For instance, in a March 9, 2017 letter obtained by the LA Times, Sheriff McDonnell addressed the lead author of the bill, California State Senator Kevin de León, opposing the SB54. McDonnell wrote:

Currently, when an inmate being released is subject to an immigration enforcement action, they are apprehended by agents in a safe and controlled manner during the release process at a county jail. SB54 would not allow the safe transfer of custody, rather it would force immigration enforcement agents into our communities in order to search out and find the person they seek.

Then, three weeks later, Homan expressed similar ideas during a town hall with the sheriff in Sacramento, the state capital.

“If there’s someone we feel is a public safety threat, they’re in the country illegally, plus they committed a crime, I’m going to arrest that person,” Homan said. “We would like to do it in the security, the privacy and the safety of the county jail. That’s the best place to do that. But if we can’t do that and I have no cooperation with the sheriff, then we are forced to go to somebody’s home, to go to someone’s [place of] employment.”

NDLON sought public records in Sacramento and obtained an email showing Sacramento Sheriff Scott Jones had asked Homan for guidance on changing the public perception of the bill.

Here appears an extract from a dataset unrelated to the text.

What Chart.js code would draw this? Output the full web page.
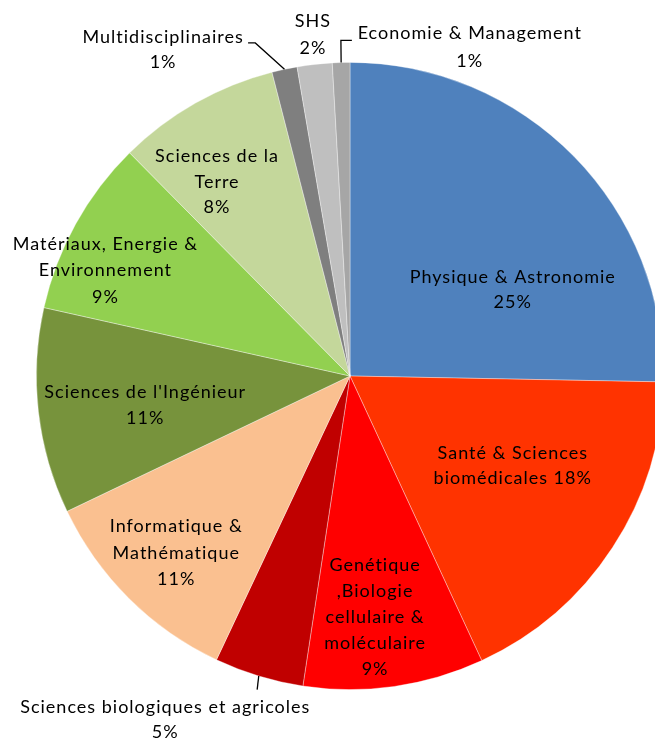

“I really feel that there is a showdown coming between the federal government and California on many fronts, and truly believe we could together head off that showdown on his particular bill,” Jones wrote in the email.

In interviews with local radio stations, McDonnell has stated he has met with officials from U.S. Immigration and Customs Enforcement, Attorney General Jeff Sessions, and with then-Secretary of Homeland Security John Kelly “on a couple of occasions.”

Now, Newman says his organization just wants to review interactions with McDonell and federal officials.

“Sheriff Jim McDonnell is the most important sheriff in the country right now and he’s challenging the most important legislation that is designed to stop Trump’s racist deportation agenda,” Newman told Splinter.

The LA County Sheriff’s Office told Splinter they did not have a prepared statement in response to the lawsuit.